Objective:
Your task is to locate every line holding the string "this" and to copy each of them.

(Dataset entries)
──────────────────────────────

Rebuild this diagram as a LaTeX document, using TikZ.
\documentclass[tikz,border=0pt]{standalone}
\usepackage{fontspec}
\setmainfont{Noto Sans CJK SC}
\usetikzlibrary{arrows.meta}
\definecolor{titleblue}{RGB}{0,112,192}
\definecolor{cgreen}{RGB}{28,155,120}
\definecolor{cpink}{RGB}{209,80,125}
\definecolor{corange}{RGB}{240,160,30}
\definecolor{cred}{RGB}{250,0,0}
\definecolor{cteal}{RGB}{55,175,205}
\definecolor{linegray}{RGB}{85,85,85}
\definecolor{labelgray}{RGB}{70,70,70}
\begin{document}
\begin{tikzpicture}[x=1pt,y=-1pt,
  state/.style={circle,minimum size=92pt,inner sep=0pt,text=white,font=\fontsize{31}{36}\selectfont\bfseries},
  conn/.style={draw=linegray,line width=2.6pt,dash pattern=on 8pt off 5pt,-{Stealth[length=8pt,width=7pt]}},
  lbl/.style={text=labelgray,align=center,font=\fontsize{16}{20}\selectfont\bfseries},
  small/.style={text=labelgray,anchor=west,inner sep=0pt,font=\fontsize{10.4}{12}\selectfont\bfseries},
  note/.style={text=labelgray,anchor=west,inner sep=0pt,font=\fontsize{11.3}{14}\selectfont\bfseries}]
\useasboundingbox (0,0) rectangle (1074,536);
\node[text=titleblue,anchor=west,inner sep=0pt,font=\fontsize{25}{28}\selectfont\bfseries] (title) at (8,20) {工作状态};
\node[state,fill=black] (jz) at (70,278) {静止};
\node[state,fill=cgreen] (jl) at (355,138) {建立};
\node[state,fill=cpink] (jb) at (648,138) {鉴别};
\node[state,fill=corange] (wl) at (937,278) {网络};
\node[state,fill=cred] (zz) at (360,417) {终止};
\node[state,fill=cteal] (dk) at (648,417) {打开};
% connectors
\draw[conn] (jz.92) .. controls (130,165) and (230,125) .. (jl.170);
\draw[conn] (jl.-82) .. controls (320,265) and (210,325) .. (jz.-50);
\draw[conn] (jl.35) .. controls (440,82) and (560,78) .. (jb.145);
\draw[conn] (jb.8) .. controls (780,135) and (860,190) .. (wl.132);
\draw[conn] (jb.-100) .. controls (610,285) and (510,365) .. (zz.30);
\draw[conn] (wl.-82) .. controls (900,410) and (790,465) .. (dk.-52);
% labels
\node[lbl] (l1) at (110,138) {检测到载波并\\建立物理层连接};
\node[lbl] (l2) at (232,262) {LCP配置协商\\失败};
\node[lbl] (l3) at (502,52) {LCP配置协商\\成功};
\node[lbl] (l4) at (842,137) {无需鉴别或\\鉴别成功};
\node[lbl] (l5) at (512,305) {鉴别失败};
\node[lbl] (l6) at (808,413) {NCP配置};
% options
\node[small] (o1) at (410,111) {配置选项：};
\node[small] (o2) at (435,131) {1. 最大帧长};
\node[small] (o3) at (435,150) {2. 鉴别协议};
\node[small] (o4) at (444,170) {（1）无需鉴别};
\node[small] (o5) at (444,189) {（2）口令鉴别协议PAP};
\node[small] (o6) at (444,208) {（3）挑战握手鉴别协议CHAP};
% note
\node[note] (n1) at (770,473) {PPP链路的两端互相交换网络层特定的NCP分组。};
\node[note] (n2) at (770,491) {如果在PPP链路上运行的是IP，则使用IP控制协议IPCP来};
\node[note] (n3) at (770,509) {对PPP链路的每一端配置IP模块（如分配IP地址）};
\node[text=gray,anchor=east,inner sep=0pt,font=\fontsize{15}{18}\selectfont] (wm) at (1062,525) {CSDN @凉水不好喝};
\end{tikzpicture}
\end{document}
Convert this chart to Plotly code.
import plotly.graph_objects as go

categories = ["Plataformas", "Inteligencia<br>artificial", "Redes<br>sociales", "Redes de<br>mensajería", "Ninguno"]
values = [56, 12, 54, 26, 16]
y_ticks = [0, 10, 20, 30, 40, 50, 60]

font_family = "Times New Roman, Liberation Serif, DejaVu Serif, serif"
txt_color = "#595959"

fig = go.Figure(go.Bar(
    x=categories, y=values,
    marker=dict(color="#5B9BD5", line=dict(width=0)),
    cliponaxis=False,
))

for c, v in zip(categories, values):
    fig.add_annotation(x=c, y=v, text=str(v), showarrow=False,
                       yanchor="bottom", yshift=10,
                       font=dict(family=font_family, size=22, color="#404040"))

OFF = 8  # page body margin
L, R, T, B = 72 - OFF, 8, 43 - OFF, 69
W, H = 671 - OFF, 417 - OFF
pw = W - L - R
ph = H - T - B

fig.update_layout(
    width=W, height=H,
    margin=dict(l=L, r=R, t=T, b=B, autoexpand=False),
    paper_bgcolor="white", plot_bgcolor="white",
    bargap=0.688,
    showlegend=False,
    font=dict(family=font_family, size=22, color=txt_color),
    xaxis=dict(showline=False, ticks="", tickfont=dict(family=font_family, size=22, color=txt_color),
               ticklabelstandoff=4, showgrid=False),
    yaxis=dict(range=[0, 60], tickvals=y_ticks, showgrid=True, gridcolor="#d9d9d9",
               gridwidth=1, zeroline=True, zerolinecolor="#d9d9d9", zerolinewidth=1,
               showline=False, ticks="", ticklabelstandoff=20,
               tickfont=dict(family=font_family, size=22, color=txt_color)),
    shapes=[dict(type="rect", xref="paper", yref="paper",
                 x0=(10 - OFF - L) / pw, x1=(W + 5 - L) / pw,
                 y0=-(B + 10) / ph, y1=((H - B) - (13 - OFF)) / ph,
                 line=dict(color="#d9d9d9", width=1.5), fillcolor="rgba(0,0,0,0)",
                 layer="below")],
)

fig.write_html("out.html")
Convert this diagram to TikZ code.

──────────────────────────────

Expected answer:
Rebuild this diagram as a LaTeX document, using TikZ.
Convert this chart to Plotly code.
Convert this diagram to TikZ code.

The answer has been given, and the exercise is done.